Am Tropf des Iran hängt auch Assads Syrien, das ohne die iranische Intervention längst Geschichte wäre. Assads Herrschaftsbereich hat sich mittlerweile in einen regelrechten Narco-Staat verwandelt. Der Endverkaufswert der in Syrien 2021 produzierten Captagon-Pillen lag nach einer Überschlagsberechnung des Analysten Charles Lister zwischen 55 und 110 Milliarden US-Dollar – beschlagnahmt wurden davon jenseits der syrischen Grenze Pillen für etwa 5,5 Milliarden US-Dollar.

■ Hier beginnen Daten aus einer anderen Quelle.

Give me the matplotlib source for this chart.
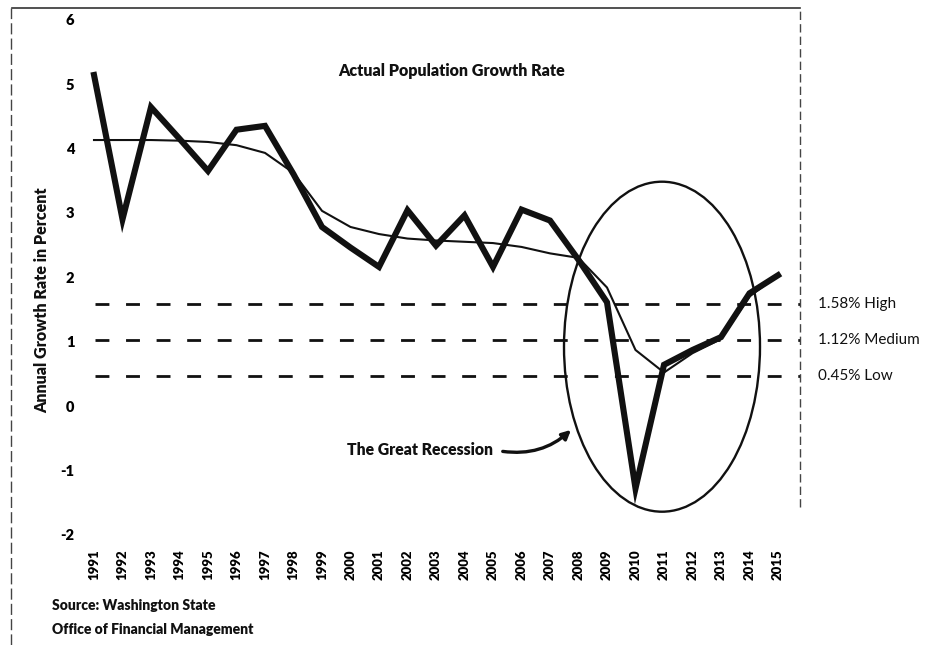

Zum Vergleich: Der offizielle syrische Staatshaushalt für 2023 liegt bei 6,5 Milliarden US-Dollar.

Die ungeheuren Einnahmen aus dem Drogengeschäft, das auch Assads Elitetruppe, die 4. Division, betreibt, kommen allerdings nicht der syrischen Wirtschaft zugute. Das Land verelendet, der Benzinmangel in diesem Winter ist eklatant und 20 Liter Treibstoff kosten mehr als das monatliche Durchschnittseinkommen eines Regierungsangestellten in Damaskus. Benzin ist in Syrien exorbitant teuer geworden, weil der Iran es Assad nur noch begrenzt liefert. Wie fragil Assads Herrschaft ist, zeigte sich jüngst bei den Protesten von Drusen in Suwayda wegen der katastrophalen wirtschaftlichen Situation – dort hatten die Demonstranten kurzerhand den Gouverneurssitz angezündet und Assad-Porträts verbrannt.

Das iranische Imperium basiert letztlich auch nur auf mafiösen Verbindungen: Dem Recherchenetzwerk „Organized Crime and Corruption Reporting Project“ (OCCRP) zufolge stehen hinter der Firma, die 2022 in Syrien eine neu vergebene Mobilfunklizenz erhielt, als Teilhaber über eine Briefkastenfirma in Malaysia die iranischen Revolutionsgarden. Die brauchen auch Geld, um ihr Geschäftsmodell im Iran zu schützen.

Oliver Piecha arbeitet als Historiker und Publizist. Er lebt in Wiesbaden.